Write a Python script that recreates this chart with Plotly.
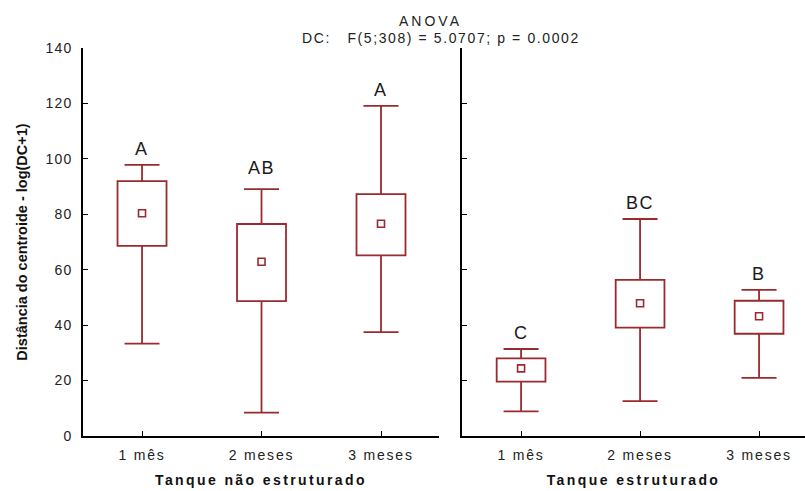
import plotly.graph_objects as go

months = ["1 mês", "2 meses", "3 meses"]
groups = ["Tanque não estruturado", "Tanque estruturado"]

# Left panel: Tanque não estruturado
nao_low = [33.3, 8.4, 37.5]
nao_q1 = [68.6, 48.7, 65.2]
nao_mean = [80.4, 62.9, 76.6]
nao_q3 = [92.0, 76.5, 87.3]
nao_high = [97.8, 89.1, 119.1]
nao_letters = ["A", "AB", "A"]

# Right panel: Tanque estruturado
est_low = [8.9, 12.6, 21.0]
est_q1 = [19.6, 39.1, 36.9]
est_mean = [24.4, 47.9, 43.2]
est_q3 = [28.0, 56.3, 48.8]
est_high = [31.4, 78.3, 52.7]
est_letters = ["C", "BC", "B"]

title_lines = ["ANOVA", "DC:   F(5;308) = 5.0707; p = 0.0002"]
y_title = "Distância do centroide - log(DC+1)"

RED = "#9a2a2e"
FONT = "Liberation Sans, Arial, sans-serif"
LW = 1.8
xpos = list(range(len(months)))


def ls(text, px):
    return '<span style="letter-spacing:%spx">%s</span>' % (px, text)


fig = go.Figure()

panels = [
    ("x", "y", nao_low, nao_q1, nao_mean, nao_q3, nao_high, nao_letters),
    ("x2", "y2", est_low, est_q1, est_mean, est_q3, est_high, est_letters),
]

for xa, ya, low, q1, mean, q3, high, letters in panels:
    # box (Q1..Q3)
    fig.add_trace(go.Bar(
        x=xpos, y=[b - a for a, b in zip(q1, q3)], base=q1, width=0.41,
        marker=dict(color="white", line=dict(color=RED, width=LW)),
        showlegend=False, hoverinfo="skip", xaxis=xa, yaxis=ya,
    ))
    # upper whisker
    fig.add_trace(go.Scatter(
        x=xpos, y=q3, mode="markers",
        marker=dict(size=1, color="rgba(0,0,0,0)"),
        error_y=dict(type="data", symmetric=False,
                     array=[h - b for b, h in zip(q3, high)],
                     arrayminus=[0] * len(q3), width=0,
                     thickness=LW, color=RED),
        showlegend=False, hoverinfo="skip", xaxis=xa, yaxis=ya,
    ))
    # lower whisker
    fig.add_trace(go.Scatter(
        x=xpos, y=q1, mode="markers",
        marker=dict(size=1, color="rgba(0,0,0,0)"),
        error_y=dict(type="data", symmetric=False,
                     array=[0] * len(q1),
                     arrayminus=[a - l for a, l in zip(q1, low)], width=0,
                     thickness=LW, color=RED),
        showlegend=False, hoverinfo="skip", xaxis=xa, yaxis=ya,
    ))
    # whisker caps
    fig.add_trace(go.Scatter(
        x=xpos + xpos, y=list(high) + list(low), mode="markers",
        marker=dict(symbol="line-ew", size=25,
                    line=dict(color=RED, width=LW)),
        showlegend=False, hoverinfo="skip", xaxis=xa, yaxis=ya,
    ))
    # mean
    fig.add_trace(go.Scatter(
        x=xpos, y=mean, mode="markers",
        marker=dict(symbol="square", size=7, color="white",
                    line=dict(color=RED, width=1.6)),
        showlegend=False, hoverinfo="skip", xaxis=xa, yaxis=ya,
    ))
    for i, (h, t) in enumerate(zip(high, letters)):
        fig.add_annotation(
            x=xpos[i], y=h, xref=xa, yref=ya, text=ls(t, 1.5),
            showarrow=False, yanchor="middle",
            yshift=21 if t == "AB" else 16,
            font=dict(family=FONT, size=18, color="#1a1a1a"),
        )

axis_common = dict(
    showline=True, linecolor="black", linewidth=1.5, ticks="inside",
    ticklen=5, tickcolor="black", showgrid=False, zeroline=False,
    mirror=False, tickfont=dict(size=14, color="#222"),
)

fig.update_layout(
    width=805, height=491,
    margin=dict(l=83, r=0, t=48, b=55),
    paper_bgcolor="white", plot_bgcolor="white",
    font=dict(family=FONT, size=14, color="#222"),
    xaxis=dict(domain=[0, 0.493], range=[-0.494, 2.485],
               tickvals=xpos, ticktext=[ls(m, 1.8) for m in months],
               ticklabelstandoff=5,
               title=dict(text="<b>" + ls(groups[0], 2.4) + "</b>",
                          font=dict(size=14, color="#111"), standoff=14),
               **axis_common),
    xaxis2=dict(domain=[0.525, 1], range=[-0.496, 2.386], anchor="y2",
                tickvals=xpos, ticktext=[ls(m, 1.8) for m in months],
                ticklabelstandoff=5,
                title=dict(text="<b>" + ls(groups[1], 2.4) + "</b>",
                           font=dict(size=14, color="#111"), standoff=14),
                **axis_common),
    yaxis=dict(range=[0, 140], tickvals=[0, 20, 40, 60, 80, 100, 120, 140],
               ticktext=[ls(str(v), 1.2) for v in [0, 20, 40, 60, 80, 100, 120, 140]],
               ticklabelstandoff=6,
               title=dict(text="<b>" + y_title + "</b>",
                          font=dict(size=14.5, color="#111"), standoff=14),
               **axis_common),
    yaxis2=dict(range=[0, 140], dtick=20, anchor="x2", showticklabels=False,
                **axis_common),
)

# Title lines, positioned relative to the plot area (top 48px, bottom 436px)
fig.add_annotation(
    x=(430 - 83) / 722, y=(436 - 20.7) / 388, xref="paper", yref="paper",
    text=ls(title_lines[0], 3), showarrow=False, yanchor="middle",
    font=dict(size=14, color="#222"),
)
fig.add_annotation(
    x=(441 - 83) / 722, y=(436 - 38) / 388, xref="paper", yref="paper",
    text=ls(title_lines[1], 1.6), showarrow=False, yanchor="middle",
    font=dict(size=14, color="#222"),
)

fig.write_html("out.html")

→ **Set problem**: Quote all the lines above exactly as given. Do not include the pictures.

→ **Output of the exercise**:
Write a Python script that recreates this chart with Plotly.
import plotly.graph_objects as go

months = ["1 mês", "2 meses", "3 meses"]
groups = ["Tanque não estruturado", "Tanque estruturado"]

# Left panel: Tanque não estruturado
nao_low = [33.3, 8.4, 37.5]
nao_q1 = [68.6, 48.7, 65.2]
nao_mean = [80.4, 62.9, 76.6]
nao_q3 = [92.0, 76.5, 87.3]
nao_high = [97.8, 89.1, 119.1]
nao_letters = ["A", "AB", "A"]

# Right panel: Tanque estruturado
est_low = [8.9, 12.6, 21.0]
est_q1 = [19.6, 39.1, 36.9]
est_mean = [24.4, 47.9, 43.2]
est_q3 = [28.0, 56.3, 48.8]
est_high = [31.4, 78.3, 52.7]
est_letters = ["C", "BC", "B"]

title_lines = ["ANOVA", "DC:   F(5;308) = 5.0707; p = 0.0002"]
y_title = "Distância do centroide - log(DC+1)"

RED = "#9a2a2e"
FONT = "Liberation Sans, Arial, sans-serif"
LW = 1.8
xpos = list(range(len(months)))


def ls(text, px):
    return '<span style="letter-spacing:%spx">%s</span>' % (px, text)


fig = go.Figure()

panels = [
    ("x", "y", nao_low, nao_q1, nao_mean, nao_q3, nao_high, nao_letters),
    ("x2", "y2", est_low, est_q1, est_mean, est_q3, est_high, est_letters),
]

for xa, ya, low, q1, mean, q3, high, letters in panels:
    # box (Q1..Q3)
    fig.add_trace(go.Bar(
        x=xpos, y=[b - a for a, b in zip(q1, q3)], base=q1, width=0.41,
        marker=dict(color="white", line=dict(color=RED, width=LW)),
        showlegend=False, hoverinfo="skip", xaxis=xa, yaxis=ya,
    ))
    # upper whisker
    fig.add_trace(go.Scatter(
        x=xpos, y=q3, mode="markers",
        marker=dict(size=1, color="rgba(0,0,0,0)"),
        error_y=dict(type="data", symmetric=False,
                     array=[h - b for b, h in zip(q3, high)],
                     arrayminus=[0] * len(q3), width=0,
                     thickness=LW, color=RED),
        showlegend=False, hoverinfo="skip", xaxis=xa, yaxis=ya,
    ))
    # lower whisker
    fig.add_trace(go.Scatter(
        x=xpos, y=q1, mode="markers",
        marker=dict(size=1, color="rgba(0,0,0,0)"),
        error_y=dict(type="data", symmetric=False,
                     array=[0] * len(q1),
                     arrayminus=[a - l for a, l in zip(q1, low)], width=0,
                     thickness=LW, color=RED),
        showlegend=False, hoverinfo="skip", xaxis=xa, yaxis=ya,
    ))
    # whisker caps
    fig.add_trace(go.Scatter(
        x=xpos + xpos, y=list(high) + list(low), mode="markers",
        marker=dict(symbol="line-ew", size=25,
                    line=dict(color=RED, width=LW)),
        showlegend=False, hoverinfo="skip", xaxis=xa, yaxis=ya,
    ))
    # mean
    fig.add_trace(go.Scatter(
        x=xpos, y=mean, mode="markers",
        marker=dict(symbol="square", size=7, color="white",
                    line=dict(color=RED, width=1.6)),
        showlegend=False, hoverinfo="skip", xaxis=xa, yaxis=ya,
    ))
    for i, (h, t) in enumerate(zip(high, letters)):
        fig.add_annotation(
            x=xpos[i], y=h, xref=xa, yref=ya, text=ls(t, 1.5),
            showarrow=False, yanchor="middle",
            yshift=21 if t == "AB" else 16,
            font=dict(family=FONT, size=18, color="#1a1a1a"),
        )

axis_common = dict(
    showline=True, linecolor="black", linewidth=1.5, ticks="inside",
    ticklen=5, tickcolor="black", showgrid=False, zeroline=False,
    mirror=False, tickfont=dict(size=14, color="#222"),
)

fig.update_layout(
    width=805, height=491,
    margin=dict(l=83, r=0, t=48, b=55),
    paper_bgcolor="white", plot_bgcolor="white",
    font=dict(family=FONT, size=14, color="#222"),
    xaxis=dict(domain=[0, 0.493], range=[-0.494, 2.485],
               tickvals=xpos, ticktext=[ls(m, 1.8) for m in months],
               ticklabelstandoff=5,
               title=dict(text="<b>" + ls(groups[0], 2.4) + "</b>",
                          font=dict(size=14, color="#111"), standoff=14),
               **axis_common),
    xaxis2=dict(domain=[0.525, 1], range=[-0.496, 2.386], anchor="y2",
                tickvals=xpos, ticktext=[ls(m, 1.8) for m in months],
                ticklabelstandoff=5,
                title=dict(text="<b>" + ls(groups[1], 2.4) + "</b>",
                           font=dict(size=14, color="#111"), standoff=14),
                **axis_common),
    yaxis=dict(range=[0, 140], tickvals=[0, 20, 40, 60, 80, 100, 120, 140],
               ticktext=[ls(str(v), 1.2) for v in [0, 20, 40, 60, 80, 100, 120, 140]],
               ticklabelstandoff=6,
               title=dict(text="<b>" + y_title + "</b>",
                          font=dict(size=14.5, color="#111"), standoff=14),
               **axis_common),
    yaxis2=dict(range=[0, 140], dtick=20, anchor="x2", showticklabels=False,
                **axis_common),
)

# Title lines, positioned relative to the plot area (top 48px, bottom 436px)
fig.add_annotation(
    x=(430 - 83) / 722, y=(436 - 20.7) / 388, xref="paper", yref="paper",
    text=ls(title_lines[0], 3), showarrow=False, yanchor="middle",
    font=dict(size=14, color="#222"),
)
fig.add_annotation(
    x=(441 - 83) / 722, y=(436 - 38) / 388, xref="paper", yref="paper",
    text=ls(title_lines[1], 1.6), showarrow=False, yanchor="middle",
    font=dict(size=14, color="#222"),
)

fig.write_html("out.html")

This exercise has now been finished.